California Department of Education Takes First Steps to Improve Current Teacher and Administrator Evaluation Systems

Top Quote California Department of Education's Educator Excellence Task Force has cited Pivot Learning Partners work with the North Bay Collaborative - a collaborative of eleven schools working on improving teacher evaluation - as an example of what is needed as school districts work on strengthening their evaluation systems. End Quote
  • San Francisco, CA (1888PressRelease) September 14, 2012 - Earlier this week, the California Department of Education's Educator Excellence Task Force, which includes Pivot Learning Partners Executive Director Merrill Vargo as a member, released a report that provides recommendations on how to strengthen California's teacher and administrative corps. The report, Greatness By Design: Supporting Outstanding Teaching to Sustain a Golden State, recommends that "improving our current systems should model the collaborative processes that are needed for effective teaching and school management". Pivot Learning's work with the North Bay Collaborative, a collaborative of eleven school districts, is cited as an example of what is needed. In contrast with the conflict-ridden approaches that often make the news, the North Bay Collaborative involved multiple stakeholders working together to strengthen teacher evaluation.

    A Collaborative Approach to Redesigning Teacher and Principal Evaluation Systems

    Many districts have developed a consensus-driven approach to redesigning teacher and principal evaluation systems. One strategy, supported by Pivot Learning Partners, begins with a committee made up of teacher leaders, union representatives, principals and district administrators. Ideally, districts redesign both teacher and principal evaluations concurrently. The first step in the process is for the cross-role committee to develop a shared vision of what excellent evaluation systems would look like if they were to support improvement and growth over time, compare that with best practices elsewhere, and then capture this shared vision in district-specific frameworks for teaching and leadership. In the course of this work, the California Standards for the Teaching Profession (CSTPs) are used as a launching pad for this discussion of what constitutes excellence. This discussion also draws on work being done in systems throughout the country.

    Once created, a district's new frameworks provide a common language, clear expectations and a shared picture among teachers and administrators of both the practices and the indicators of student learning that are most valued by the committee and the teaching and leadership practices that contribute to high quality teaching and leadership. These descriptors provide the raw material for the development of a district-specific set of rubrics and descriptors of evidence for a range of critical practices associated with effective teaching and learning. They also provide the foundation for development of new evaluation tools. These rubrics reflect the CSTPs as they have been interpreted locally, so that they are owned, valued, understood and internalized by the people who created them.

    This approach is time-consuming and can be challenging. To be truly effective, this tool development phase must be followed by a period of time to pilot the frameworks, rubrics and tools. But the districts that have pursued it have found that it brings several benefits. First, the process itself builds the level of trust necessary for an evaluation system to drive improvement; second, calibration of evaluators is far easier when it can build on a shared vision of excellence; and, finally, by focusing the process on defining excellence first, technical issues of measurement and conversations about accountability are undertaken as tools to achieve a goal that all value and share.
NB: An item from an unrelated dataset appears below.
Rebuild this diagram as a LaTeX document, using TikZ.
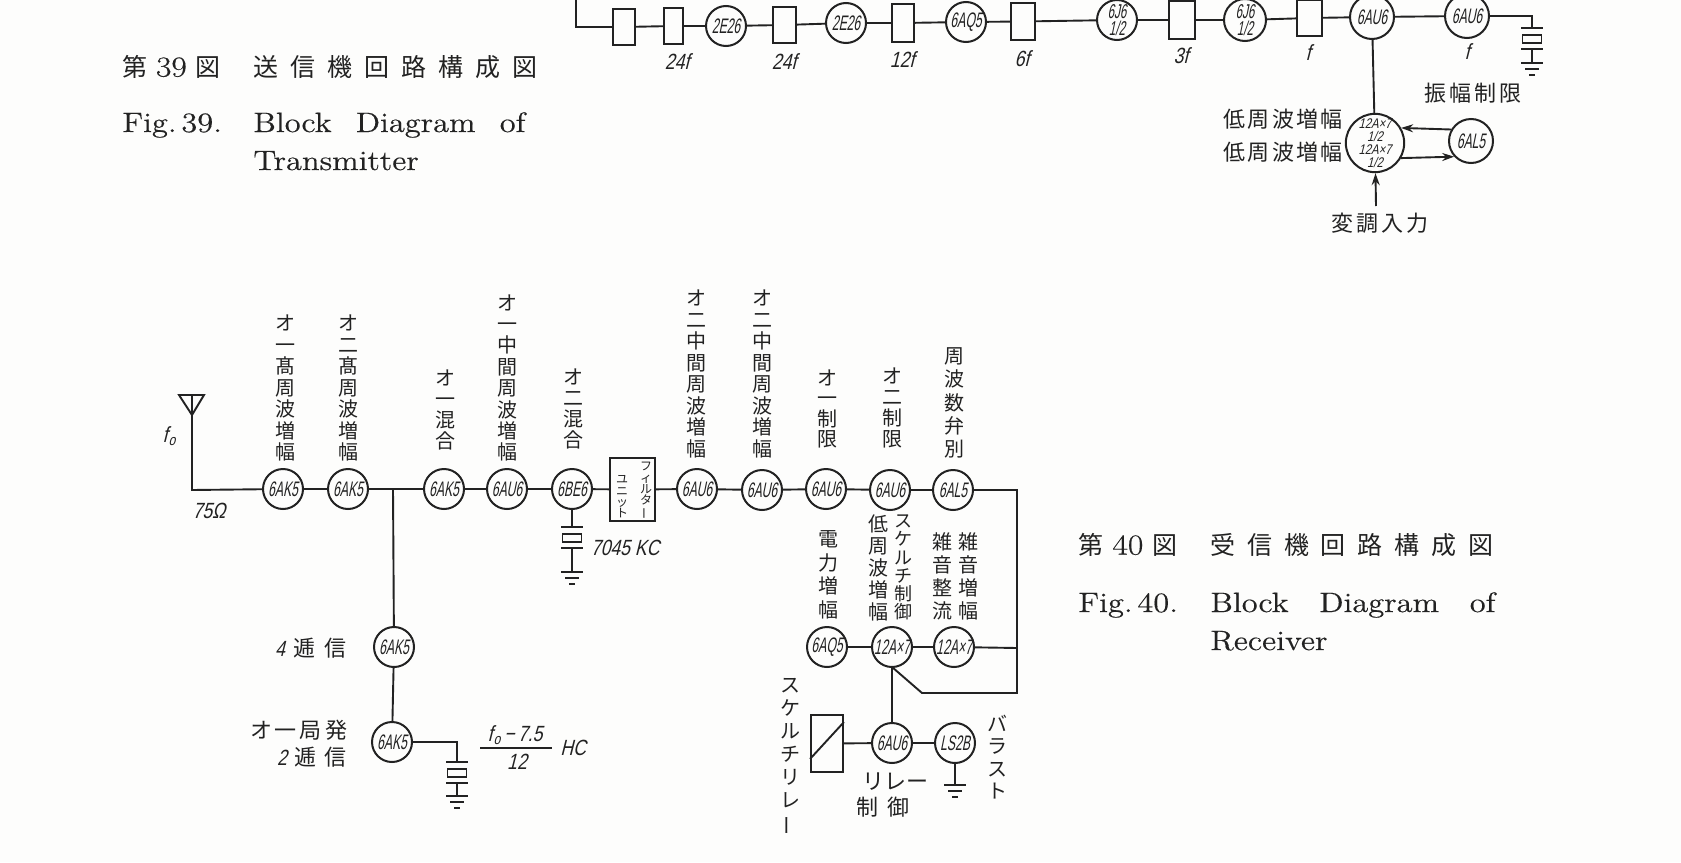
\documentclass[tikz,border=0pt]{standalone}
\usepackage{fontspec}
\usetikzlibrary{arrows.meta,calc}
\newfontfamily\cjk{Noto Sans CJK JP}
\newfontfamily\tubef[FakeSlant=0.2,FakeStretch=0.58]{Liberation Sans}
\newfontfamily\ital[FakeSlant=0.25,FakeStretch=0.8]{Liberation Sans}
\newfontfamily\capf[FakeStretch=1.16,FakeBold=0.4]{Latin Modern Roman}
\definecolor{ink}{HTML}{222222}
\definecolor{paper}{HTML}{FDFDFC}
\makeatletter
% vertical stack of characters: pitch in reference pixels, then the characters
\newcommand\vstk[2]{\vbox{\baselineskip=\dimexpr #1pt/2\relax\lineskip=0pt\lineskiplimit=-100pt
  \@tfor\@ch:=#2\do{\hbox to 1.1em{\hss\@ch\hss}}}}
% characters spread over a width in reference pixels
\newcommand\spr[2]{\hbox to \dimexpr #1pt/2\relax{\@tfor\@ch:=#2\do{\@ch\hskip 0pt plus 1fil}\unskip}}
\makeatother
\newcommand\vb{\rotatebox[origin=c]{90}{ー}}
\newcommand\nfour{{\ital 4}}
\newcommand\ntwo{{\ital 2}}
\newcommand\nxxxix{{\capf\fontsize{14.5}{14}\selectfont 39}}
\newcommand\nxl{{\capf\fontsize{14.5}{14}\selectfont 40}}
\newcommand\fsub{f\kern0.6pt\raisebox{-1.5pt}{\fontsize{7.5}{7.5}\selectfont o}}
\newcommand\xtal[3]{%
  \draw[wire] ({#1-11},{#2}) -- ({#1+11},{#2});
  \draw[wire] ({#1-9.5},{#2+7}) rectangle ({#1+9.5},{#2+15});
  \draw[wire] ({#1-11},{#2+21}) -- ({#1+11},{#2+21});
  \draw[wire] ({#1},{#2+21}) -- ({#1},{#2+#3});
  \gndsym{#1}{#2+#3}}
\newcommand\gndsym[2]{%
  \draw[wire] ({#1-11},{#2}) -- ({#1+11},{#2});
  \draw[wire] ({#1-7},{#2+6}) -- ({#1+7},{#2+6});
  \draw[wire] ({#1-3},{#2+12}) -- ({#1+3},{#2+12});}
\tikzset{
  wire/.style={draw=ink,line width=0.95pt},
  tube/.style={circle,draw=ink,line width=1pt,minimum size=20pt,inner sep=0pt,fill=paper,text=ink,
    font=\tubef\fontsize{10.5}{10}\selectfont},
  bigtube/.style={tube,minimum size=26pt,font=\ital\fontsize{7}{6.4}\selectfont,align=center},
  twotube/.style={tube,font=\tubef\fontsize{10}{8.5}\selectfont,align=center},
  blk/.style={rectangle,draw=ink,line width=0.95pt,inner sep=0pt,fill=paper},
  vlab/.style={inner sep=0pt,text=ink,font=\cjk\fontsize{10}{10}\selectfont},
  vsmall/.style={inner sep=0pt,text=ink,font=\cjk\fontsize{9}{9}\selectfont},
  vtiny/.style={inner sep=0pt,text=ink,font=\cjk\fontsize{6}{6}\selectfont},
  hlab/.style={inner sep=0pt,text=ink,font=\cjk\fontsize{11}{11}\selectfont},
  val/.style={inner sep=0pt,text=ink,font=\ital\fontsize{11}{11}\selectfont},
  capj/.style={inner sep=0pt,anchor=west,text=ink,font=\cjk\fontsize{12.5}{12.5}\selectfont},
  cape/.style={inner sep=0pt,anchor=base west,text=ink,font=\capf\fontsize{14}{14}\selectfont},
  tip/.style={-{Stealth[length=6pt,width=4pt]}},
}
\begin{document}
\begin{tikzpicture}[x=0.5pt,y=-0.5pt]
\useasboundingbox (0,0) rectangle (1681,862);
\fill[paper] (0,0) rectangle (1681,862);

% ---- captions
\node[capj] (cap39a) at (122,67) {\spr{98}{第\nxxxix 図}};
\node[capj] (cap39b) at (253,67) {\spr{284}{送信機回路構成図}};
\node[cape] (cap39c) at (122,132) {Fig.\,39.};
\node[cape] (cap39d) at (253,132) {\hbox to 136pt{Block\hfill Diagram\hfill of}};
\node[cape] (cap39e) at (253,170) {Transmitter};
\node[capj] (cap40a) at (1078,545) {\spr{99}{第\nxl 図}};
\node[capj] (cap40b) at (1210,545) {\spr{283}{受信機回路構成図}};
\node[cape] (cap40c) at (1078,612) {Fig.\,40.};
\node[cape] (cap40d) at (1210,612) {\hbox to 142.5pt{Block\hfill Diagram\hfill of}};
\node[cape] (cap40e) at (1210,650) {Receiver};

% ---- transmitter chain
\coordinate (tstart) at (576,0);
\node[blk,minimum width=11pt,minimum height=18pt] (tb1) at (624,27) {};
\node[blk,minimum width=9.5pt,minimum height=18pt] (tb2) at (673.5,26) {};
\node[tube] (tt1) at (726,26) {2E26};
\node[blk,minimum width=11.5pt,minimum height=18pt] (tb3) at (784.5,25) {};
\node[tube] (tt2) at (846,23) {2E26};
\node[blk,minimum width=11pt,minimum height=19pt] (tb4) at (903,23) {};
\node[tube] (tt3) at (966,22) {6AQ5};
\node[blk,minimum width=12pt,minimum height=18.5pt] (tb5) at (1023,21.5) {};
\node[twotube] (tt4) at (1117,20) {6J6\\1/2};
\node[blk,minimum width=13pt,minimum height=19pt] (tb6) at (1182,20) {};
\node[twotube,minimum size=21pt] (tt5) at (1245,20) {6J6\\1/2};
\node[blk,minimum width=12.5pt,minimum height=18pt] (tb7) at (1309.5,18) {};
\node[tube,minimum size=22pt,font=\tubef\fontsize{10.5}{9}\selectfont] (tt6) at (1372,17) {6AU6};
\node[tube,minimum size=22pt,font=\tubef\fontsize{10.5}{9}\selectfont] (tt7) at (1467,16) {6AU6};
\coordinate (txt) at (1532,28);
\node[bigtube] (amp) at (1375,143) {12A×7\\1/2\\12A×7\\1/2};
\node[tube,minimum size=22pt] (lim) at (1471,141) {6AL5};
\coordinate (modin) at (1376,206);

\draw[wire] (tstart) |- (tb1);
\draw[wire] (tb1) -- (tb2);
\draw[wire] (tb2) -- (tt1);
\draw[wire] (tt1) -- (tb3);
\draw[wire] (tb3) -- (tt2);
\draw[wire] (tt2) -- (tb4);
\draw[wire] (tb4) -- (tt3);
\draw[wire] (tt3) -- (tb5);
\draw[wire] (tb5) -- (tt4);
\draw[wire] (tt4) -- (tb6);
\draw[wire] (tb6) -- (tt5);
\draw[wire] (tt5) -- (tb7);
\draw[wire] (tb7) -- (tt6);
\draw[wire] (tt6) -- (tt7);
\draw[wire] (tt7) -| (txt);
\draw[wire] (tt6) -- (amp);
\draw[wire,tip] (lim.150) -- (amp.30);
\draw[wire,tip] (amp.-30) -- (lim.223);
\draw[wire,tip] (modin) -- (amp);
\xtal{1532}{28}{35}

\node[val] (f24a) at (677,62) {24f};
\node[val] (f24b) at (784,62) {24f};
\node[val] (f12) at (902,60) {12f};
\node[val] (f6) at (1022,59) {6f};
\node[val] (f3) at (1181,56) {3f};
\node[val] (f1a) at (1308,53) {f};
\node[val] (f1b) at (1467,52) {f};
\node[hlab] (tl1) at (1473,93) {\spr{97}{振幅制限}};
\node[hlab] (tl2) at (1283,119) {\spr{119}{低周波増幅}};
\node[hlab] (tl3) at (1283,152) {\spr{119}{低周波増幅}};
\node[hlab] (tl4) at (1380,223) {\spr{97}{変調入力}};

% ---- receiver: main line
\coordinate (antbase) at (192,490);
\coordinate (anttip) at (192,415);
\coordinate (antl) at (179,395);
\coordinate (antr) at (204,395);
\node[tube] (r1) at (283,489) {6AK5};
\node[tube] (r2) at (348,489) {6AK5};
\coordinate (tap) at (393,489);
\node[tube] (r3) at (444,489) {6AK5};
\node[tube] (r4) at (507,489) {6AU6};
\node[tube] (r5) at (572,489) {6BE6};
\node[blk,minimum width=22.5pt,minimum height=31.5pt] (filt) at (632.5,489.5) {};
\node[tube] (r6) at (697,489) {6AU6};
\node[tube] (r7) at (762,490) {6AU6};
\node[tube] (r8) at (826,489) {6AU6};
\node[tube] (r9) at (890,490) {6AU6};
\node[tube] (r10) at (953,490) {6AL5};
\coordinate (rcorner) at (1017,490);
\coordinate (rlow) at (1017,693);
\coordinate (rbend) at (922,693);
\coordinate (rtee) at (1017,648);
\node[tube] (a1) at (827,647) {6AQ5};
\node[tube] (a2) at (892,647) {12A×7};
\node[tube] (a3) at (954,647) {12A×7};
\coordinate (a2foot) at (892,667);
\node[tube] (rel) at (892,743) {6AU6};
\node[tube] (bal) at (955,743) {LS2B};
\node[blk,minimum width=16pt,minimum height=28.5pt] (relay) at (827,743.5) {};
\coordinate (balg) at (955,785);
\node[tube] (o1) at (394,647) {6AK5};
\node[tube] (o2) at (392,742) {6AK5};
\coordinate (oxt) at (457,762);
\coordinate (r5x) at (572,527);

\draw[wire] (antl) -- (antr) -- (anttip) -- cycle;
\draw[wire] (antl) ++(13,0) -- (anttip);
\draw[wire] (anttip) -- (antbase) -- (r1);
\draw[wire] (r1) -- (r2);
\draw[wire] (r2) -- (tap) -- (r3);
\draw[wire] (r3) -- (r4);
\draw[wire] (r4) -- (r5);
\draw[wire] (r5) -- (filt);
\draw[wire] (filt) -- (r6);
\draw[wire] (r6) -- (r7);
\draw[wire] (r7) -- (r8);
\draw[wire] (r8) -- (r9);
\draw[wire] (r9) -- (r10);
\draw[wire] (r10) -- (rcorner) -- (rlow) -- (rbend) -- (a2foot);
\draw[wire] (a3) -- (rtee);
\draw[wire] (a3) -- (a2);
\draw[wire] (a2) -- (a1);
\draw[wire] (a2) -- (rel);
\draw[wire] (rel) -- (bal);
\draw[wire] (rel) -- (relay);
\draw[wire] (relay.south west) ++(0,-14) -- ($(relay.north east)+(0,8)$);
\draw[wire] (bal) -- (balg);
\gndsym{955}{785}
\draw[wire] (tap) -- (o1);
\draw[wire] (o1) -- (o2);
\draw[wire] (o2) -| (oxt);
\xtal{457}{762}{34}
\draw[wire] (r5) -- (r5x);
\xtal{572}{527}{45}

% ---- receiver: labels above
\node[vlab] (v1) at (285,388) {\vstk{21.5}{オ一髙周波増幅}};
\node[vlab] (v2) at (348,388) {\vstk{21.5}{オ二髙周波増幅}};
\node[vlab] (v3) at (445,410) {\vstk{21}{オ一混合}};
\node[vlab] (v4) at (507,378) {\vstk{21.4}{オ一中間周波増幅}};
\node[vlab] (v5) at (573,409) {\vstk{21}{オ二混合}};
\node[vlab] (v6) at (696,374) {\vstk{21.5}{オ二中間周波増幅}};
\node[vlab] (v7) at (762,374) {\vstk{21.5}{オ二中間周波増幅}};
\node[vlab] (v8) at (827,409) {\vstk{20.5}{オ一制限}};
\node[vlab] (v9) at (892,408) {\vstk{21}{オ二制限}};
\node[vlab] (v10) at (954,403) {\vstk{23.4}{周波数弁別}};
% filter unit
\node[vtiny] (fl1) at (646,491) {\vstk{11.3}{フィルタ\vb}};
\node[vtiny] (fl2) at (622,497) {\vstk{11.3}{ユニット}};
% labels below
\node[vlab] (b1) at (828,575) {\vstk{23.5}{電力増幅}};
\node[vlab] (b2) at (878,567.5) {\vstk{22}{低周波増幅}};
\node[vsmall] (b3) at (903,567.5) {\vstk{18.2}{スケルチ制御}};
\node[vlab] (b4) at (942,576) {\vstk{23}{雑音整流}};
\node[vlab] (b5) at (968,576) {\vstk{23}{雑音増幅}};
\node[vlab] (b6) at (790,757) {\vstk{23}{スケルチリレ\vb}};
\node[vlab] (b7) at (997,757) {\vstk{22.5}{バラスト}};
\node[hlab] (b8) at (890,782) {\spr{56}{リレー}};
\node[hlab] (b9) at (883,807) {\spr{53}{制御}};
% values
\node[val] (fo) at (169,436) {\fsub};
\node[val] (ohm) at (209,511) {75Ω};
\node[val] (kc) at (625,548) {7045 KC};
\node[hlab] (o1l) at (311,648) {\spr{72}{\nfour 逓信}};
\node[hlab] (o2l) at (298.5,730) {\spr{97}{オ一局発}};
\node[hlab] (o3l) at (312,757) {\spr{70}{\ntwo 逓信}};
\coordinate (fracl) at (480,748);
\coordinate (fracr) at (552,748);
\draw[wire] (fracl) -- (fracr);
\node[val] (fn) at (515,735) {\fsub\,−\,7.5};
\node[val] (fd) at (517,762) {12};
\node[val] (hc) at (573,748) {HC};
\end{tikzpicture}
\end{document}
    About the North Bay Collaborative and Pivot Learning Partners :
    The North Bay Collaborative involved eleven small to mid-sized districts in Sonoma County. With funding from State Farm and the Full Circle Fund, and with in-kind support from Full Circle and the Sonoma County Office of Education, the Collaborative was facilitated by Pivot Learning Partners. Pivot Learning Partners is a non-profit organization that has built long-term relationships with California school districts since 1995 to create educational systems that are more equitable, more efficient, and more effective. Using a research-based theory of action, Pivot Learning supports school districts in analyzing, designing and implementing customized solutions that draw on both best and next practices to develop leaders and redesign systems that reflect a vision of the educational organizations of the future.